One particular incident that vividly highlighted our differences occurred during a weekend cleaning session. My host family had an unspoken rule: the house had to be spotless at all times. This wasn’t just about tidiness—it was about adhering to a strict schedule where everything had its place, and any deviation was immediately noticed. One Saturday morning, I was tasked with cleaning the kitchen, a job I had done many times at home in China. I thought I had done a thorough job, wiping down the counters, sweeping the floor, and putting everything back in its place.

However, when my host mother came to inspect, she pointed out areas I had missed—tiny specks of dust under the cabinets, a faint streak on the sink, and a few crumbs I hadn’t noticed. She didn’t raise her voice, but her disappointment was clear. “This isn’t how we do things here,” she said, handing me the cleaning supplies again. I felt a wave of frustration and embarrassment. I hadn’t realized that their standards were so exacting, and I began to dread these cleaning sessions, knowing that no matter how hard I tried, I would never fully meet their expectations.

This moment made me realize how something as simple as household chores could become a battleground for cultural differences. In my family back home, cleanliness was important, but it was balanced with practicality; perfection wasn’t expected. Here, however, the level of order and precision required felt overwhelming, and I struggled to adapt. The pressure to conform to these standards added to my growing sense of alienation, making me feel like an outsider in what was supposed to be my home for the year.
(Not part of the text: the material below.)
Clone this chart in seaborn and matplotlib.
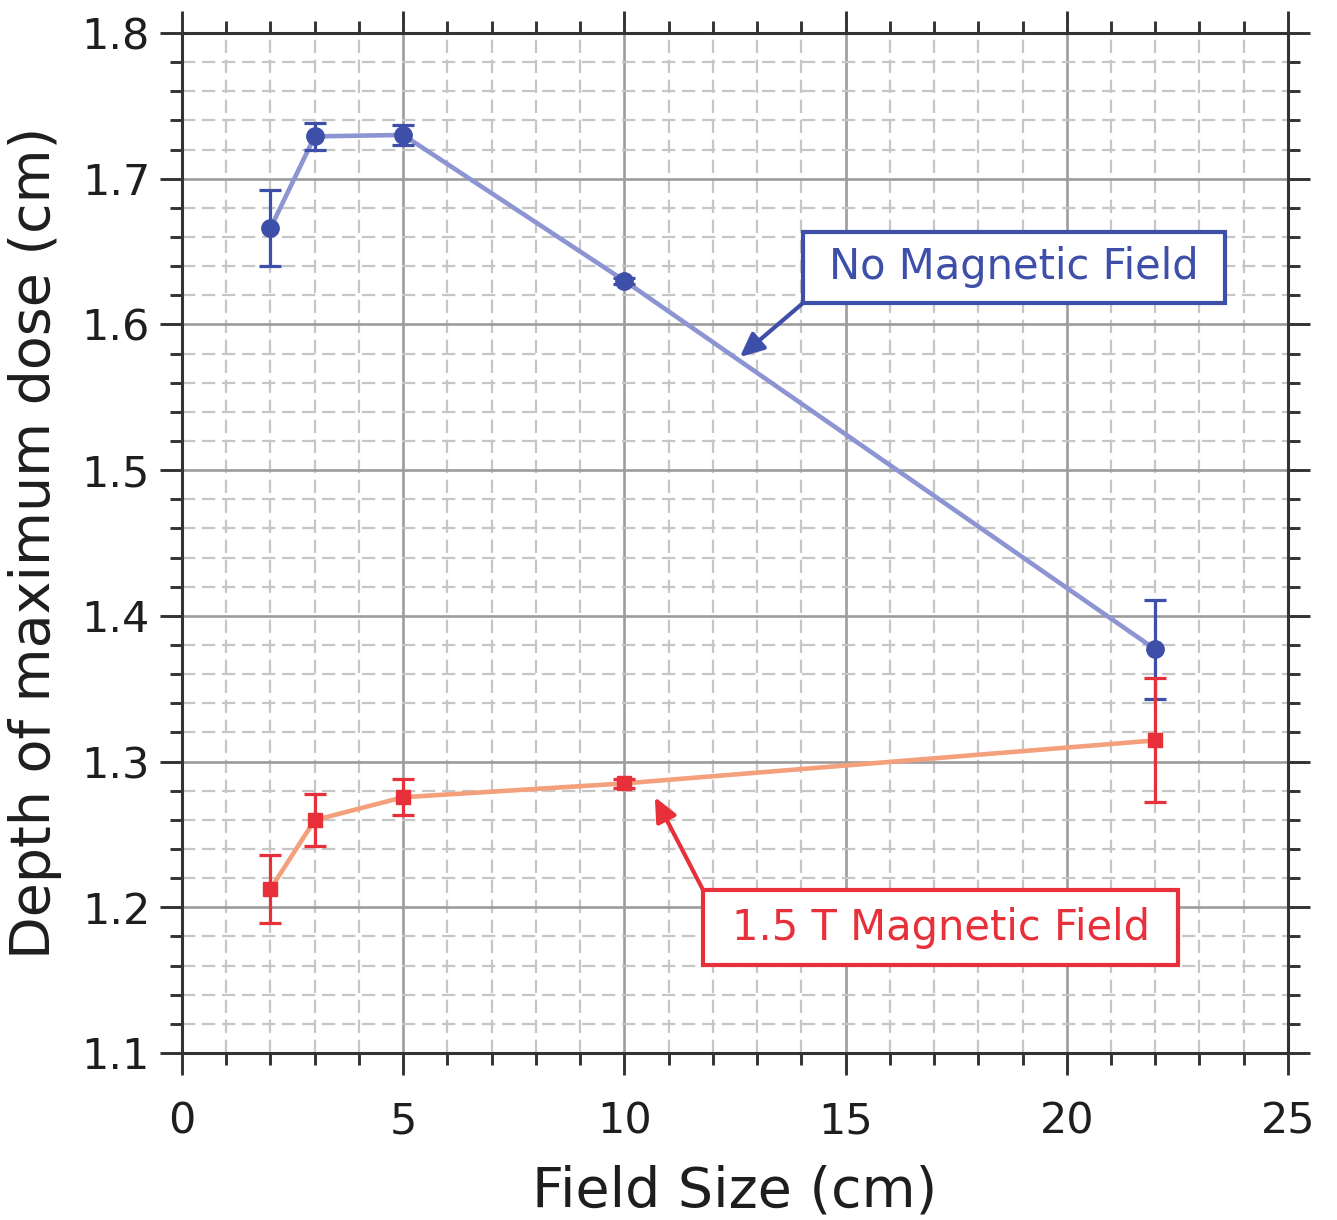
import matplotlib
matplotlib.use("Agg")
import matplotlib.pyplot as plt
import seaborn as sns
import pandas as pd
import numpy as np
from matplotlib.ticker import MultipleLocator
from matplotlib.patches import Rectangle

field_size = [2, 3, 5, 10, 22]
no_field = [1.666, 1.729, 1.730, 1.630, 1.377]
no_field_err = [0.026, 0.0095, 0.0067, 0.002, 0.034]
mag_field = [1.2125, 1.2598, 1.2755, 1.285, 1.3145]
mag_field_err = [0.0235, 0.018, 0.0124, 0.003, 0.0425]
y_ticks = [1.1, 1.2, 1.3, 1.4, 1.5, 1.6, 1.7, 1.8]

sns.set_theme(style="white")
plt.rcParams['font.family'] = ['DejaVu Sans']

fig = plt.figure(figsize=(13.37, 12.2), dpi=100)
ax = fig.add_axes([0.1361, 0.1369, 0.8272, 0.8361])

df = pd.DataFrame({
    "x": field_size * 2,
    "y": no_field + mag_field,
    "series": ["No Magnetic Field"] * 5 + ["1.5 T Magnetic Field"] * 5,
})

blue = "#3D4FA8"
blue_line = "#8C94D2"
red = "#E8303A"
red_line = "#F4A07C"

sns.lineplot(data=df[df.series == "No Magnetic Field"], x="x", y="y", ax=ax,
             color=blue_line, lw=3.3, zorder=3, legend=False)
sns.lineplot(data=df[df.series == "1.5 T Magnetic Field"], x="x", y="y", ax=ax,
             color=red_line, lw=3.3, zorder=3, legend=False)

ax.errorbar(field_size, no_field, yerr=no_field_err, fmt='o', color=blue,
            ms=12.5, capsize=8, elinewidth=2.3, capthick=2.3, zorder=4)
ax.errorbar(field_size, mag_field, yerr=mag_field_err, fmt='s', color=red,
            ms=10.5, capsize=8, elinewidth=2.3, capthick=2.3, zorder=4)

ax.set_xlim(0, 25)
ax.set_ylim(1.1, 1.8)
ax.xaxis.set_major_locator(MultipleLocator(5))
ax.xaxis.set_minor_locator(MultipleLocator(1))
ax.yaxis.set_minor_locator(MultipleLocator(0.02))
ax.set_yticks(y_ticks)
ax.set_yticklabels([f"{v:.1f}" for v in y_ticks])

ax.grid(which='major', color='#9c9c9c', lw=1.9, ls='-', zorder=1)
ax.grid(which='minor', color='#c6c6c6', lw=1.6, ls=(0, (6, 3)), zorder=0)
ax.set_axisbelow(True)

for s in ax.spines.values():
    s.set_color('#333333')
    s.set_linewidth(2.2)
    s.set_visible(True)

ax.tick_params(which='major', direction='out', length=16, width=2.1, color='#333333',
               labelsize=31, top=True, right=True, bottom=True, left=True,
               labelcolor='#1e1e1e')
ax.tick_params(which='minor', direction='out', length=8.5, width=2.1, color='#333333',
               top=True, right=True, bottom=True, left=True)
ax.tick_params(axis='x', which='major', pad=18)
ax.tick_params(axis='y', which='major', pad=7)

ax.set_xlabel("Field Size (cm)", fontsize=40, color='#1e1e1e', labelpad=16)
ax.set_ylabel("Depth of maximum dose (cm)", fontsize=40, color='#1e1e1e', labelpad=14)

# Annotation boxes
ax.add_patch(Rectangle((14.04, 1.6147), 23.58 - 14.04, 1.6634 - 1.6147,
                       fc='white', ec=blue, lw=3, zorder=6))
ax.text(18.80, 1.6394, "No Magnetic Field", fontsize=30, color=blue,
        ha='center', va='center', zorder=7)
ax.annotate("", xy=(12.61, 1.5776), xytext=(14.04, 1.6147),
            arrowprops=dict(arrowstyle='-|>,head_length=1.2,head_width=0.55',
                            color=blue, lw=3, shrinkA=0, shrinkB=0), zorder=6)

ax.add_patch(Rectangle((11.78, 1.1603), 22.51 - 11.78, 1.2118 - 1.1603,
                       fc='white', ec=red, lw=3, zorder=6))
ax.text(17.15, 1.1855, "1.5 T Magnetic Field", fontsize=30, color=red,
        ha='center', va='center', zorder=7)
ax.annotate("", xy=(10.69, 1.2756), xytext=(11.78, 1.2118),
            arrowprops=dict(arrowstyle='-|>,head_length=1.2,head_width=0.55',
                            color=red, lw=3, shrinkA=0, shrinkB=0), zorder=6)

fig.savefig("out.png", dpi=100)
These moments of conflict were difficult, but they were also eye-opening. I realized that cross-cultural communication wasn’t just about speaking the same language—it was about understanding the nuances, the unspoken rules, and the deeply held beliefs that shape how we interact with the world. I learned that in such situations, patience and empathy are crucial. It’s not enough to simply assert your point of view; you must also be willing to listen, to step into the other person’s shoes, and to find common ground, even when it seems impossible.
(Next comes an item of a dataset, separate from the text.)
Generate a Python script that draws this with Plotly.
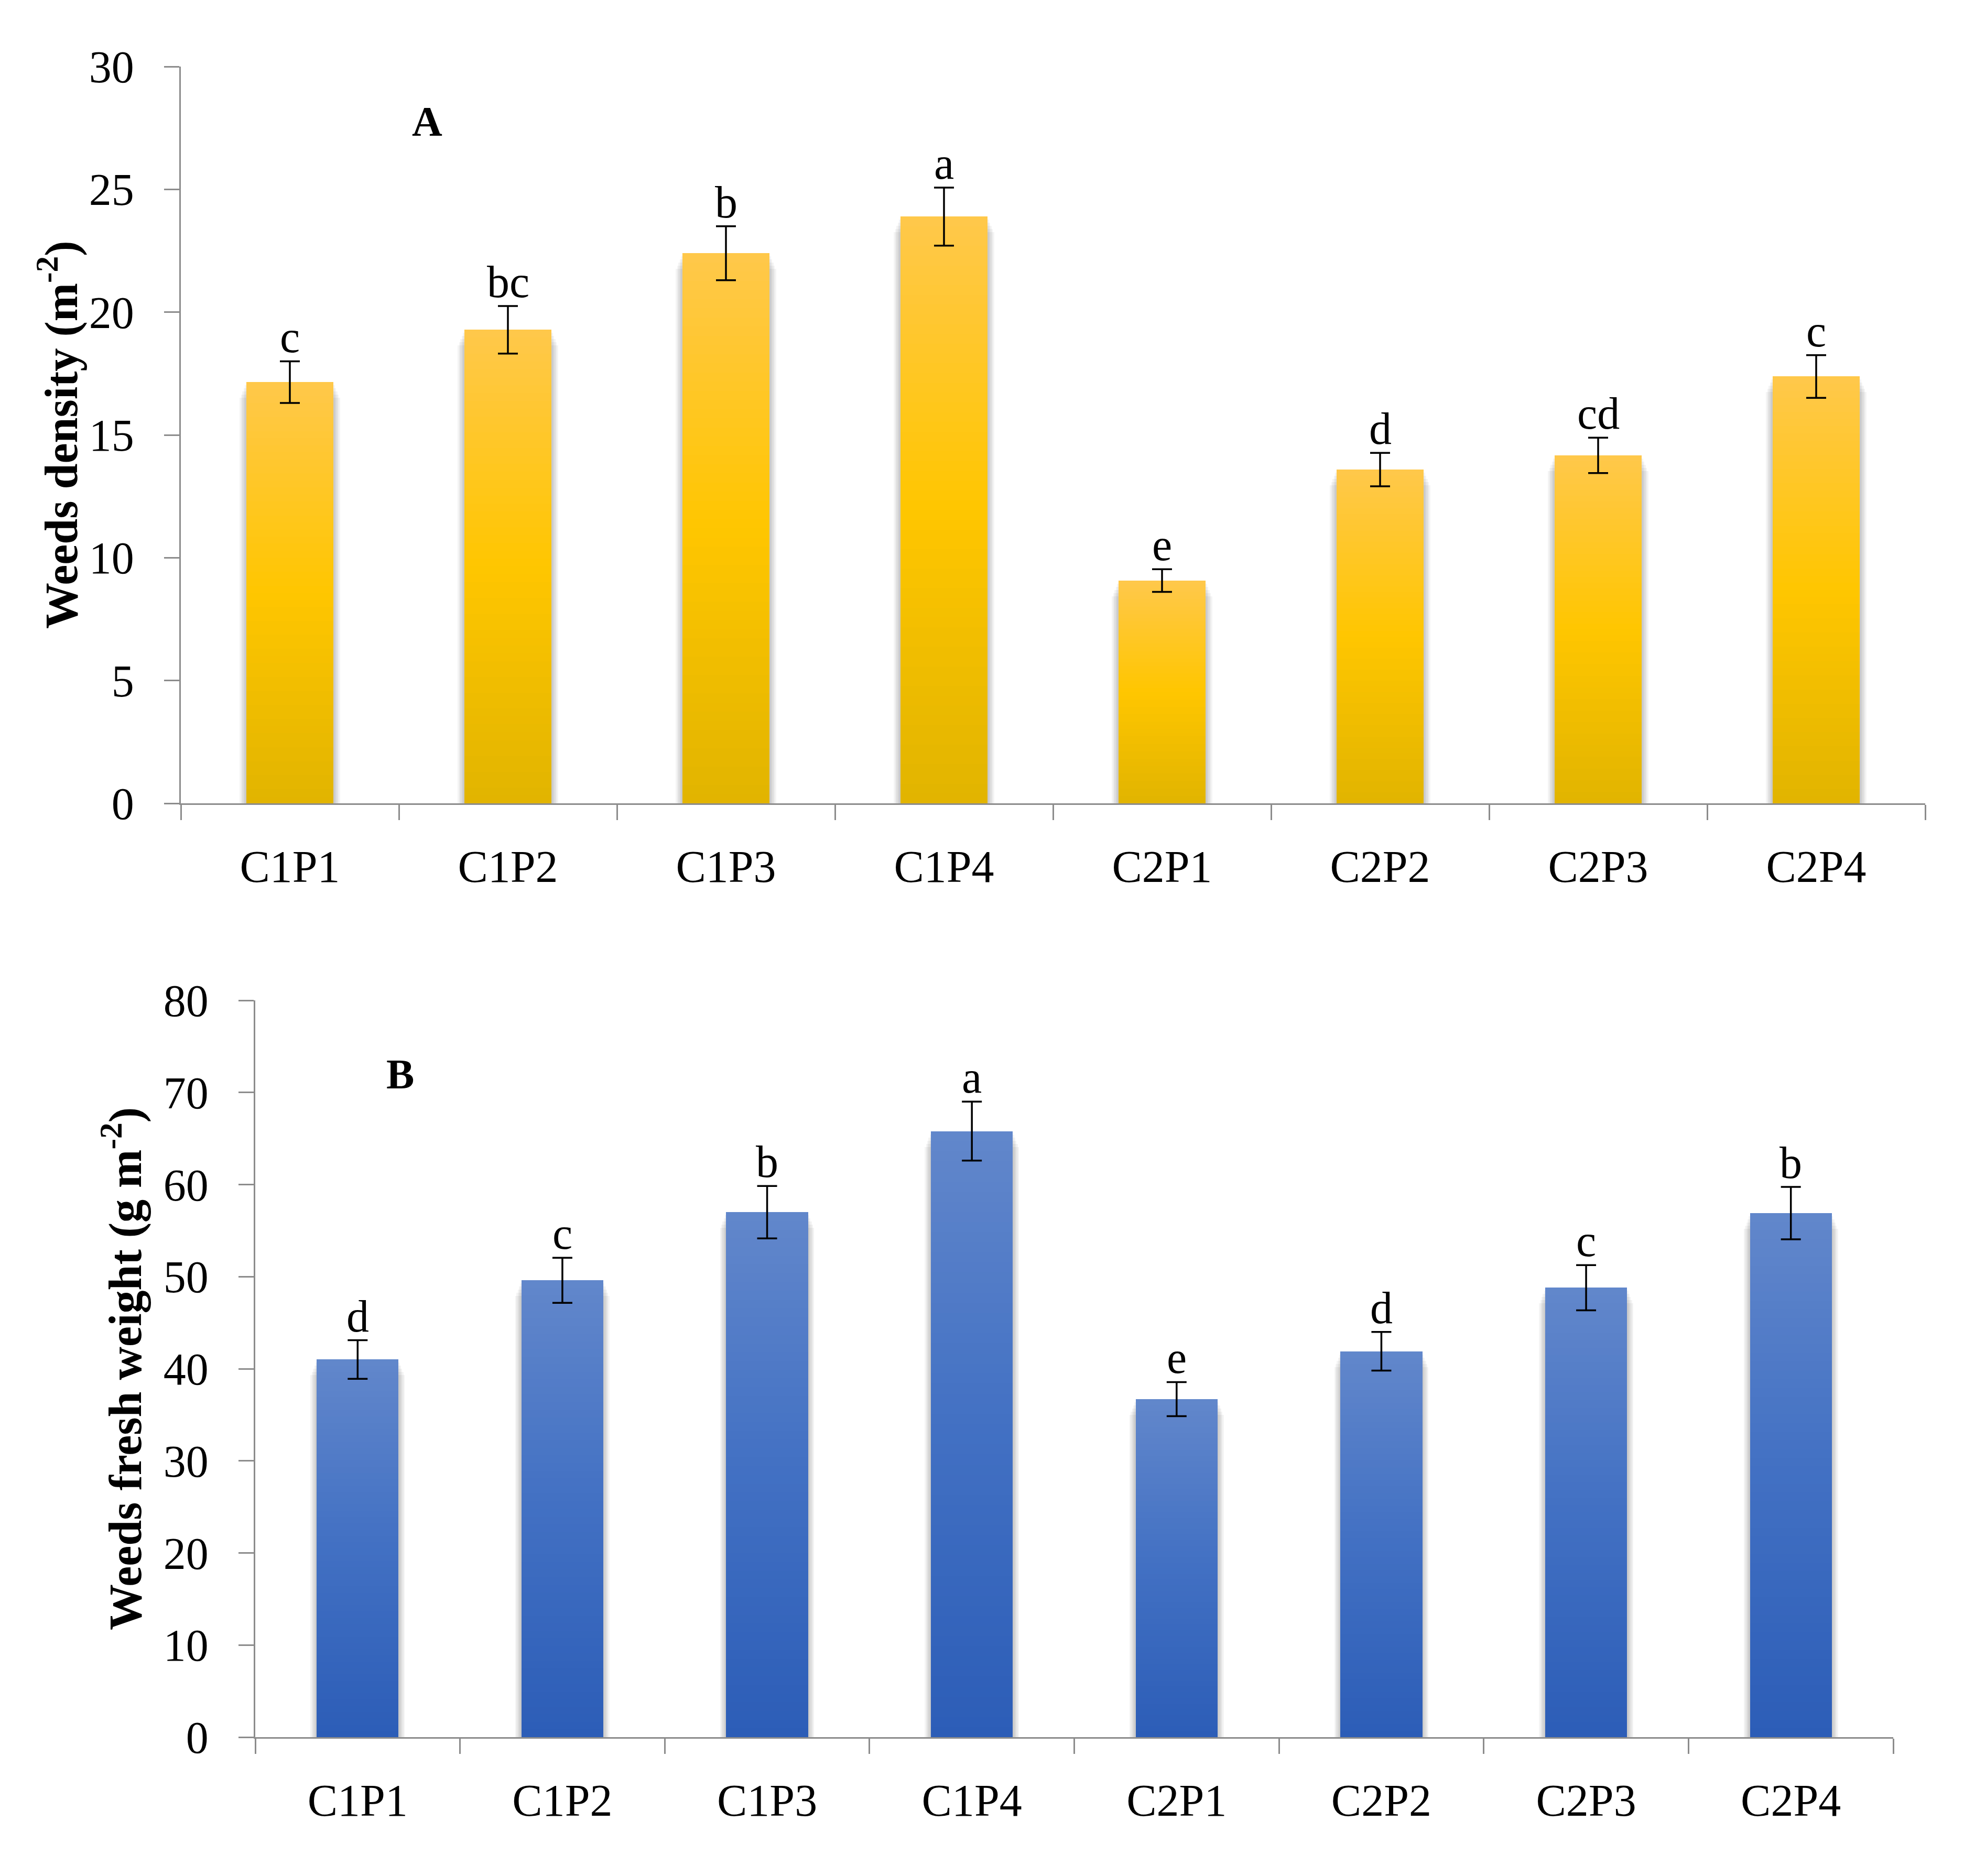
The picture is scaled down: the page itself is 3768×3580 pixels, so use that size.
import plotly.graph_objects as go

# ---------------- data ----------------
categories = ["C1P1", "C1P2", "C1P3", "C1P4", "C2P1", "C2P2", "C2P3", "C2P4"]

density = [17.15, 19.28, 22.4, 23.89, 9.07, 13.59, 14.17, 17.38]
density_err = [0.85, 0.97, 1.1, 1.18, 0.46, 0.68, 0.72, 0.87]
density_letters = ["c", "bc", "b", "a", "e", "d", "cd", "c"]

fresh = [41.0, 49.6, 57.0, 65.8, 36.7, 41.9, 48.8, 56.9]
fresh_err = [2.1, 2.45, 2.85, 3.2, 1.85, 2.1, 2.45, 2.85]
fresh_letters = ["d", "c", "b", "a", "e", "d", "c", "b"]

density_ticks = [0, 5, 10, 15, 20, 25, 30]
fresh_ticks = [0, 10, 20, 30, 40, 50, 60, 70, 80]

# ---------------- style ----------------
W, H = 3768, 3580
FONT = "Palatino Linotype, Book Antiqua, Palatino, Liberation Serif, serif"
AXIS_COL = "#8C8C8C"
BAR_W = 0.4

yellow_stops = [(0.0, "#E1B400"), (0.5, "#FFC600"), (1.0, "#FFC84B")]
blue_stops = [(0.0, "#2C5DB7"), (0.55, "#4472C4"), (1.0, "#6287CB")]


def hex2rgb(h):
    h = h.lstrip("#")
    return tuple(int(h[i:i + 2], 16) for i in (0, 2, 4))


def grad(stops, t):
    t = max(0.0, min(1.0, t))
    for (t0, c0), (t1, c1) in zip(stops[:-1], stops[1:]):
        if t0 <= t <= t1:
            f = (t - t0) / (t1 - t0) if t1 > t0 else 0
            a, b = hex2rgb(c0), hex2rgb(c1)
            r = [round(a[i] + (b[i] - a[i]) * f) for i in range(3)]
            return "rgb(%d,%d,%d)" % tuple(r)
    return stops[-1][1]


fig = go.Figure()


def add_panel(xa, ya, values, errs, letters, stops, px_per_unit):
    xr = "x" if xa == "xaxis" else "x2"
    yr = "y" if ya == "yaxis" else "y2"
    # soft shadow
    for j in range(1, 6):
        fig.add_trace(go.Bar(
            x=categories, y=[v - j * 6 / px_per_unit for v in values],
            width=BAR_W + 0.012 * j, xaxis=xr, yaxis=yr,
            marker=dict(color="rgba(0,0,0,0.045)", line=dict(width=0)),
            hoverinfo="skip", showlegend=False))
    # gradient bars (tallest first, shorter ones cover the lower part)
    N = 60
    for k in range(N):
        frac = (N - k) / N
        fig.add_trace(go.Bar(
            x=categories, y=[v * frac for v in values], width=BAR_W,
            xaxis=xr, yaxis=yr,
            marker=dict(color=grad(stops, frac - 0.5 / N), line=dict(width=0)),
            hoverinfo="skip", showlegend=False))
    # error bars
    fig.add_trace(go.Scatter(
        x=categories, y=values, mode="markers", xaxis=xr, yaxis=yr,
        marker=dict(size=2, color="rgba(0,0,0,0)"),
        error_y=dict(type="data", array=errs, color="black",
                     thickness=3.5, width=19),
        hoverinfo="skip", showlegend=False))
    # significance letters
    for c, v, e, t in zip(categories, values, errs, letters):
        fig.add_annotation(x=c, y=v + e, xref=xr, yref=yr, text=t,
                           showarrow=False, xanchor="center",
                           yanchor="bottom", yshift=-4,
                           font=dict(family=FONT, size=86, color="black"))


# panel geometry (pixels in the 3768x3580 canvas)
top = dict(x0=345, x1=3673, y0=127, y1=1533)
bot = dict(x0=487, x1=3612, y0=1909, y1=3315)

add_panel("xaxis", "yaxis", density, density_err, density_letters,
          yellow_stops, (top["y1"] - top["y0"]) / 30)
add_panel("xaxis2", "yaxis2", fresh, fresh_err, fresh_letters,
          blue_stops, (bot["y1"] - bot["y0"]) / 80)


def xdom(g):
    return [g["x0"] / W, g["x1"] / W]


def ydom(g):
    return [1 - g["y1"] / H, 1 - g["y0"] / H]


xcommon = dict(type="category", range=[-0.5, 7.5], showline=True,
               linecolor=AXIS_COL, linewidth=3, ticks="outside", ticklen=29,
               tickwidth=3, tickcolor=AXIS_COL, tickson="boundaries",
               showgrid=False, zeroline=False, ticklabelstandoff=44,
               automargin=False,
               tickfont=dict(family=FONT, size=86, color="black"))
ycommon = dict(showline=True, linecolor=AXIS_COL, linewidth=3,
               ticks="outside", ticklen=29, tickwidth=3, tickcolor=AXIS_COL,
               showgrid=False, zeroline=False, ticklabelstandoff=40,
               automargin=False,
               tickfont=dict(family=FONT, size=86, color="black"))

fig.update_layout(
    width=W, height=H, barmode="overlay", bargap=0,
    paper_bgcolor="white", plot_bgcolor="white",
    margin=dict(l=0, r=0, t=0, b=0, autoexpand=False),
    xaxis=dict(domain=xdom(top), anchor="y", **xcommon),
    yaxis=dict(domain=ydom(top), anchor="x", range=[0, 30],
               tickvals=density_ticks, **ycommon),
    xaxis2=dict(domain=xdom(bot), anchor="y2", **xcommon),
    yaxis2=dict(domain=ydom(bot), anchor="x2", range=[0, 80],
                tickvals=fresh_ticks, **ycommon),
)

# panel letters
fig.add_annotation(x=815 / W, y=1 - 232 / H, xref="paper", yref="paper",
                   text="<b>A</b>", showarrow=False,
                   xanchor="center", yanchor="middle",
                   font=dict(family=FONT, size=80, color="black"))
fig.add_annotation(x=763 / W, y=1 - 2050 / H, xref="paper", yref="paper",
                   text="<b>B</b>", showarrow=False,
                   xanchor="center", yanchor="middle",
                   font=dict(family=FONT, size=80, color="black"))

# y-axis titles
fig.add_annotation(x=110 / W, y=1 - (top["y0"] + top["y1"]) / 2 / H,
                   xref="paper", yref="paper", textangle=-90,
                   xanchor="center", yanchor="middle",
                   text="<b>Weeds density (m<sup>-2</sup>)</b>",
                   showarrow=False,
                   font=dict(family=FONT, size=88, color="black"))
fig.add_annotation(x=232 / W, y=1 - (bot["y0"] + bot["y1"]) / 2 / H,
                   xref="paper", yref="paper", textangle=-90,
                   xanchor="center", yanchor="middle",
                   text="<b>Weeds fresh weight (g m<sup>-2</sup>)</b>",
                   showarrow=False,
                   font=dict(family=FONT, size=88, color="black"))

fig.write_html("out.html",
               config={"displayModeBar": False},
               post_script="document.body.style.margin='0';")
Eventually, the strain became too much. The conflicts with my host family reached a point where it was clear that staying in their home was no longer healthy for me. It was a difficult decision, but I knew I had to leave. Fortunately, one of my teachers offered to host me for the remainder of the year. Moving into her home was like stepping into a different world. The warmth and understanding I found there were a stark contrast to the rigidity I had left behind. In this new environment, I began to recover—physically, emotionally, and mentally.

This experience taught me an important lesson: sometimes, the wisest choice is to remove yourself from a situation that is causing harm. It’s not about giving up; it’s about recognizing that understanding and respect are two sides of the same coin. If I couldn’t fully understand my first host family’s way of life, I could still respect it—and part of that respect was knowing when to walk away. This decision wasn’t an admission of failure, but rather a step toward preserving my own well-being.

As I reflect on my exchange year, I realize that these experiences—both the challenges and the triumphs—have profoundly shaped my understanding of the world. They have confirmed my desire to continue my education in the United States, where I can continue to explore, understand, and respect the diverse perspectives that make up this complex and beautiful world. My journey taught me that cross-cultural communication is not always easy, but it is always valuable. It is through these moments of connection, conflict, and ultimately, understanding, that we grow—not just as students, but as human beings.

In the next chapter, you will see that my decision to continue my education in the United States was no longer just a vague ambition—it was a conscious choice, born out of my exchange year’s challenges and triumphs. I know there will be more challenges ahead, but I also know that each one will bring me closer to understanding who I am and what I can contribute to the world. The journey that began in that Maryland school has only just started, and I am excited to see where it will lead.